Chikatilo turned his attention to the camera, which showed the passive infrared switch was now glowing a bright green. The MVX-90 had done its job. He hung up the cell phone and panned the camera out so that he could see more cars still stacking up.
There was a bored young man with the high-and-tight haircut of a paratrooper driving a Ford Focus directly in line with the lethal curbstone. He looked ahead, mouthed something that Chikatilo thought looked like, “This sucks,” and then looked to the right. The soldier’s car was completely stopped and perhaps three feet from the now pulsating infrared switch. Nothing was moving. Then the young man stared hard at the curbstone. It occurred to Chikatilo that a lot of the men and women in the traffic jam at the front gate had been on three or four tours in Iraq and Afghanistan and knew what these bombs looked like.
The young man yanked up the parking brake on his car, eyes wide, and stepped out of his vehicle and started screaming. Chikatilo couldn’t tell what he was saying, but he guessed it was something like, “Nobody move!” He was holding his arms up and walking to the rear of the formation of cars, away from the curbstone. Chikatilo saw a female soldier in uniform with two children in child car seats, both in the back. The soldier turned her head and braked hard.
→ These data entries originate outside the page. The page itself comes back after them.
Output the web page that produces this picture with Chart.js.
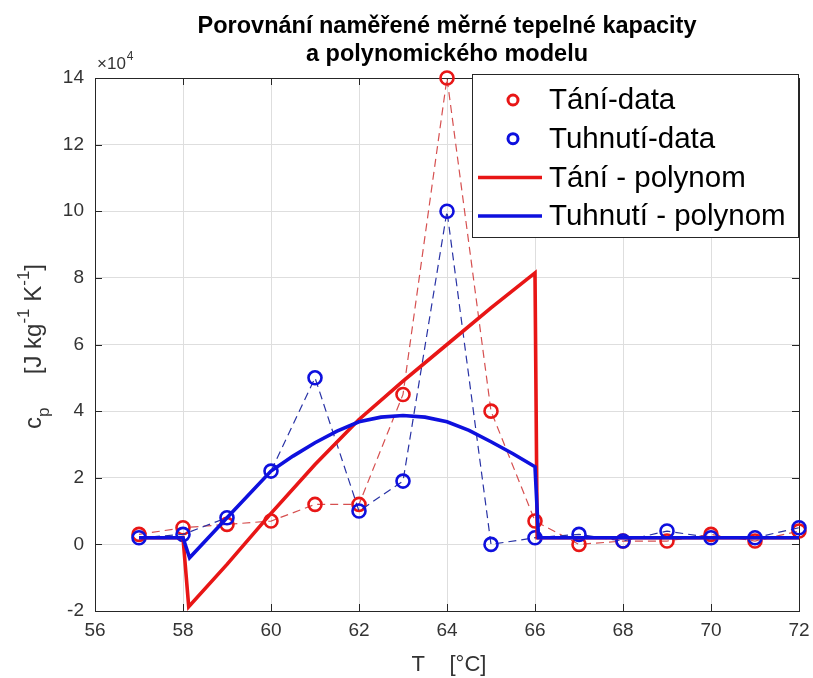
<!DOCTYPE html>
<html>
<head>
<meta charset="utf-8">
<script src="https://cdn.jsdelivr.net/npm/chart.js@4.4.1/dist/chart.umd.min.js"></script>
<style>
  html, body { margin: 0; padding: 0; background: #fff; }
  #wrap { width: 813px; height: 678px; }
</style>
</head>
<body>
<div id="wrap"><canvas id="myChart" width="813" height="678"></canvas></div>
<script>
// teploty mereni [°C]
var teploty = [57, 58, 59, 60, 61, 62, 63, 64, 65, 66, 67, 68, 69, 70, 71, 72];
// namerene cp [x10^4 J kg-1 K-1]
var taniData    = [0.3, 0.5, 0.6, 0.7, 1.2, 1.2, 4.5, 14.0, 4.0, 0.7, 0.0, 0.1, 0.1, 0.3, 0.1, 0.4];
var tuhnutiData = [0.2, 0.3, 0.8, 2.2, 5.0, 1.0, 1.9, 10.0, 0.0, 0.2, 0.3, 0.1, 0.4, 0.2, 0.2, 0.5];

// polynomicky model (odecteno z krivky)
var taniPolyT  = [57, 58, 58.13, 59, 60, 61, 62, 63, 64, 65, 66, 66.05, 72];
var taniPolyCp = [0.2, 0.2, -1.87, -0.6, 0.93, 2.4, 3.75, 4.9, 6.0, 7.1, 8.15, 0.2, 0.2];
var tuhPolyT  = [57, 58, 58.15, 59, 60, 60.5, 61, 61.5, 62, 62.5, 63, 63.5, 64, 64.5, 65, 65.5, 66, 66.08, 72];
var tuhPolyCp = [0.2, 0.2, -0.4, 0.8, 2.2, 2.65, 3.05, 3.4, 3.68, 3.82, 3.87, 3.82, 3.68, 3.42, 3.08, 2.72, 2.33, 0.2, 0.2];

var xTicks = [56, 58, 60, 62, 64, 66, 68, 70, 72];
var yTicks = [-2, 0, 2, 4, 6, 8, 10, 12, 14];

var nazvy = ['Tání-data', 'Tuhnutí-data', 'Tání - polynom', 'Tuhnutí - polynom'];
var cervena = 'rgb(232,22,22)';
var modra = 'rgb(14,16,222)';
var pismo = '"Liberation Sans", Arial, sans-serif';
var sedaText = '#333';

function body(xs, ys) {
	var out = [];
	for (var i = 0; i < xs.length; i++) out.push({x: xs[i], y: ys[i]});
	return out;
}

// osy, mrizka a popisky ve stylu matlabu
var vzhled = {
	id: 'vzhled',
	beforeDatasetsDraw: function(chart) {
		var ctx = chart.ctx, a = chart.chartArea;
		var sx = chart.scales.x, sy = chart.scales.y;
		ctx.save();
		ctx.strokeStyle = '#262626';
		ctx.lineWidth = 1;
		ctx.beginPath();
		xTicks.forEach(function(v) {
			var px = Math.round(sx.getPixelForValue(v)) + 0.5;
			ctx.moveTo(px, a.bottom); ctx.lineTo(px, a.bottom - 7);
			ctx.moveTo(px, a.top); ctx.lineTo(px, a.top + 7);
		});
		yTicks.forEach(function(v) {
			var py = Math.round(sy.getPixelForValue(v)) + 0.5;
			ctx.moveTo(a.left, py); ctx.lineTo(a.left + 7, py);
			ctx.moveTo(a.right, py); ctx.lineTo(a.right - 7, py);
		});
		ctx.stroke();
		ctx.strokeRect(Math.round(a.left) + 0.5, Math.round(a.top) + 0.5,
			Math.round(a.right - a.left), Math.round(a.bottom - a.top));
		ctx.restore();
	},
	afterDraw: function(chart) {
		var ctx = chart.ctx, a = chart.chartArea;
		var cx = (a.left + a.right) / 2;
		ctx.save();

		// titulek
		ctx.fillStyle = '#000';
		ctx.textAlign = 'center';
		ctx.textBaseline = 'alphabetic';
		ctx.font = 'bold 23.5px ' + pismo;
		ctx.fillText('Porovnání naměřené měrné tepelné kapacity', cx, 33);
		ctx.fillText('a polynomického modelu', cx, 61);

		// nasobitel osy y
		ctx.fillStyle = sedaText;
		ctx.textAlign = 'left';
		ctx.font = '17px ' + pismo;
		ctx.fillText('×10', a.left + 2, 69);
		var w10 = ctx.measureText('×10').width;
		ctx.font = '12px ' + pismo;
		ctx.fillText('4', a.left + 2 + w10 + 1, 60);

		// popisek osy x
		ctx.font = '22px ' + pismo;
		ctx.textAlign = 'center';
		ctx.fillText('T    [°C]', cx + 2, 671);

		// popisek osy y s indexy
		ctx.translate(41, (a.top + a.bottom) / 2 + 2);
		ctx.rotate(-Math.PI / 2);
		var casti = [
			['c', '24px ', 0], ['p', '17px ', 8], ['     [J kg', '24px ', 0],
			['-1', '17px ', -12], [' K', '24px ', 0], ['-1', '17px ', -12], [']', '24px ', 0]
		];
		var sirka = 0;
		casti.forEach(function(c) { ctx.font = c[1] + pismo; sirka += ctx.measureText(c[0]).width; });
		var x = -sirka / 2;
		ctx.textAlign = 'left';
		casti.forEach(function(c) {
			ctx.font = c[1] + pismo;
			ctx.fillText(c[0], x, c[2]);
			x += ctx.measureText(c[0]).width;
		});
		ctx.restore();

		// legenda
		ctx.save();
		var lx = 472.5, ly = 74.5, lw = 326, lh = 163;
		ctx.fillStyle = '#fff';
		ctx.fillRect(lx, ly, lw, lh);
		ctx.strokeStyle = '#262626';
		ctx.lineWidth = 1;
		ctx.strokeRect(lx, ly, lw, lh);
		ctx.font = '29.5px ' + pismo;
		ctx.fillStyle = '#000';
		ctx.textBaseline = 'middle';
		ctx.textAlign = 'left';
		var barvy = [cervena, modra, cervena, modra];
		for (var i = 0; i < 4; i++) {
			var yy = 100 + i * 38.7;
			ctx.strokeStyle = barvy[i];
			if (i < 2) {
				ctx.lineWidth = 3;
				ctx.beginPath();
				ctx.arc(513, yy, 5, 0, Math.PI * 2);
				ctx.stroke();
			} else {
				ctx.lineWidth = 3.5;
				ctx.beginPath();
				ctx.moveTo(478, yy); ctx.lineTo(542, yy);
				ctx.stroke();
			}
			ctx.fillText(nazvy[i], 549, yy + 1);
		}
		ctx.restore();
	}
};

var datasety = [
	{
		label: nazvy[0], data: body(teploty, taniData), order: 3,
		borderColor: 'rgb(214,80,80)', borderWidth: 1.2, borderDash: [8, 5],
		pointRadius: 6.5, pointBorderWidth: 2.6, pointBorderColor: cervena,
		pointBackgroundColor: 'rgba(0,0,0,0)', pointStyle: 'circle'
	},
	{
		label: nazvy[1], data: body(teploty, tuhnutiData), order: 2,
		borderColor: 'rgb(40,50,165)', borderWidth: 1.2, borderDash: [8, 5],
		pointRadius: 6.5, pointBorderWidth: 2.6, pointBorderColor: modra,
		pointBackgroundColor: 'rgba(0,0,0,0)', pointStyle: 'circle'
	},
	{
		label: nazvy[2], data: body(taniPolyT, taniPolyCp), order: 1,
		borderColor: cervena, borderWidth: 3.6, pointRadius: 0
	},
	{
		label: nazvy[3], data: body(tuhPolyT, tuhPolyCp), order: 0,
		borderColor: modra, borderWidth: 3.6, pointRadius: 0
	}
];

var osaFont = { family: pismo, size: 19 };

var config = {
	type: 'line',
	data: { datasets: datasety },
	options: {
		responsive: false,
		animation: false,
		clip: false,
		layout: { padding: { top: 78, right: 14, left: 0, bottom: 0 } },
		plugins: { legend: { display: false }, title: { display: false }, tooltip: { enabled: false } },
		elements: { line: { tension: 0 } },
		scales: {
			x: {
				type: 'linear', min: 56, max: 72,
				afterBuildTicks: function(s) { s.ticks = xTicks.map(function(v) { return {value: v}; }); },
				afterFit: function(s) { s.height = 67; s.paddingLeft = 0; s.paddingRight = 0; },
				ticks: { font: osaFont, color: sedaText, padding: 8, maxRotation: 0 },
				grid: { color: '#dedede', drawTicks: false },
				border: { display: false }
			},
			y: {
				type: 'linear', min: -2, max: 14,
				afterBuildTicks: function(s) { s.ticks = yTicks.map(function(v) { return {value: v}; }); },
				afterFit: function(s) { s.width = 95; s.paddingTop = 0; s.paddingBottom = 0; },
				ticks: { font: osaFont, color: sedaText, padding: 11 },
				grid: { color: '#dedede', drawTicks: false },
				border: { display: false }
			}
		}
	},
	plugins: [vzhled]
};

var myChart = new Chart(document.getElementById('myChart'), config);
</script>
</body>
</html>
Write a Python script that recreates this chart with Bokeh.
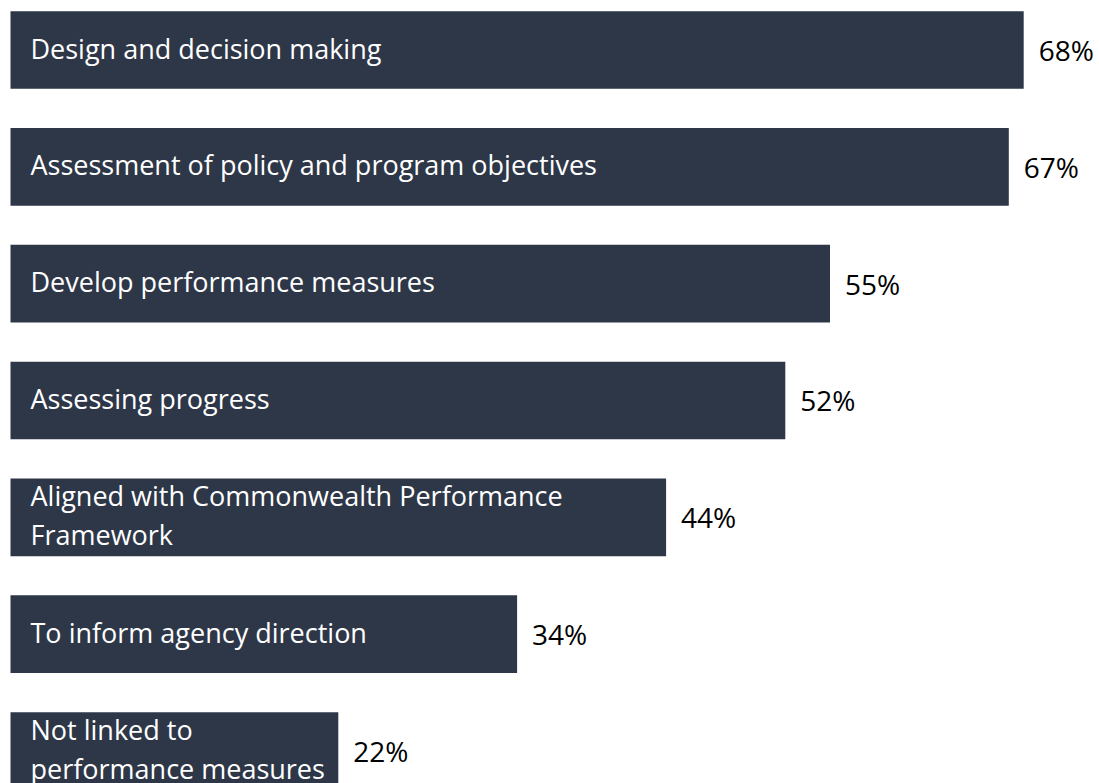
from bokeh.plotting import figure
from bokeh.models import ColumnDataSource, Range1d
from bokeh.core.properties import value
from bokeh.embed import file_html
from bokeh.resources import INLINE

categories = [
    "Design and decision making",
    "Assessment of policy and program objectives",
    "Develop performance measures",
    "Assessing progress",
    "Aligned with Commonwealth Performance\nFramework",
    "To inform agency direction",
    "Not linked to\nperformance measures",
]
values = [68, 67, 55, 52, 44, 34, 22]
value_labels = ["68%", "67%", "55%", "52%", "44%", "34%", "22%"]

positions = [-i for i in range(len(categories))]

src = ColumnDataSource(dict(cat=categories, val=values, lab=value_labels, y=positions))

W, H = 1099, 783
px_per_unit = 14.9
x0 = -10.0 / px_per_unit
x1 = x0 + W / px_per_unit
spacing = 116.83
top_c = 49.5
y_top = -((0 - top_c) / spacing)
y_bot = -((783 - top_c) / spacing)

p = figure(width=W, height=H, output_backend="svg", toolbar_location=None,
           x_range=Range1d(x0, x1), y_range=Range1d(y_bot, y_top),
           min_border=0, min_border_left=0, min_border_right=0,
           min_border_top=0, min_border_bottom=0)
p.axis.visible = False
p.grid.visible = False
p.outline_line_color = None
p.background_fill_color = "white"
p.border_fill_color = "white"

p.hbar(y="y", left=0, right="val", height=0.665, source=src,
       fill_color="#2E3748", line_color=None)

p.text(x=0, y="y", text="cat", source=src, x_offset=20, y_offset=-2,
       text_font=value("Open Sans"), text_font_size="27px",
       text_color="white", text_align="left", text_baseline="middle",
       text_line_height=1.05)

p.text(x="val", y="y", text="lab", source=src, x_offset=15,
       text_font=value("Open Sans"), text_font_size="28px",
       text_color="black", text_align="left", text_baseline="middle")

open("out.html", "w").write(file_html(p, INLINE))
For a moment he worried that the male soldier would stop the mission, but then someone in the other lane flipped him off and nudged forward. The car broke the invisible beam, and suddenly the camera picture was lost in an explosion that a few
seconds later he and Bundy actually heard at the rest stop forty miles away.
Chikatilo continued to watch the bedlam as fuel tanks on cars exploded. Copper plates traveling seven thousand feet per second through thin-skinned vehicles, mangled bodies, and tore off limbs. Survivors began screaming for medics.
Chikatilo resisted calling Manson, who should be waiting on the opposite side of the chaos from where the bomb had exploded. It took exactly fourteen minutes and thirty-two seconds for the first ambulance to get to the scene. Chikatilo timed the response. He had predicted fifteen to twenty minutes. All of this was important for the future missions.
Manson’s instructions were to wait until he had a crowd of over thirty people gawking at the scene. Soon, another three ambulances arrived and the throng of do-gooders trying to yank the injured from their vehicles grew dramatically.
Chikatilo watched as Manson, in his blue jeans and Hawaiian shirt, jogged to the largest mass of people near the main gate. He was running as if he wanted desperately to help. No one turned in his direction, as they were all fixated on the death and destruction to their front. Cars were smoldering, tires were smoking, and fires were burning. People were burning. Chikatilo watched on the display monitor as Manson became the single best guided missile ever.
Manson waded into the middle of the crowd, pushing and shoving his way to the absolute center of the mass as if he were a doctor who could heal all that had been broken. He found a mother holding a baby, screaming with an outstretched arm, perhaps looking at the molten ruins of another child. Manson put his arm around the grief-stricken mother holding the wailing baby.
Then he detonated himself.
For a second time the screen went gray with smoke and debris flying in a fury of destruction.
Chikatilo nodded, looked at Bundy, and said, “You’re up next, buddy.”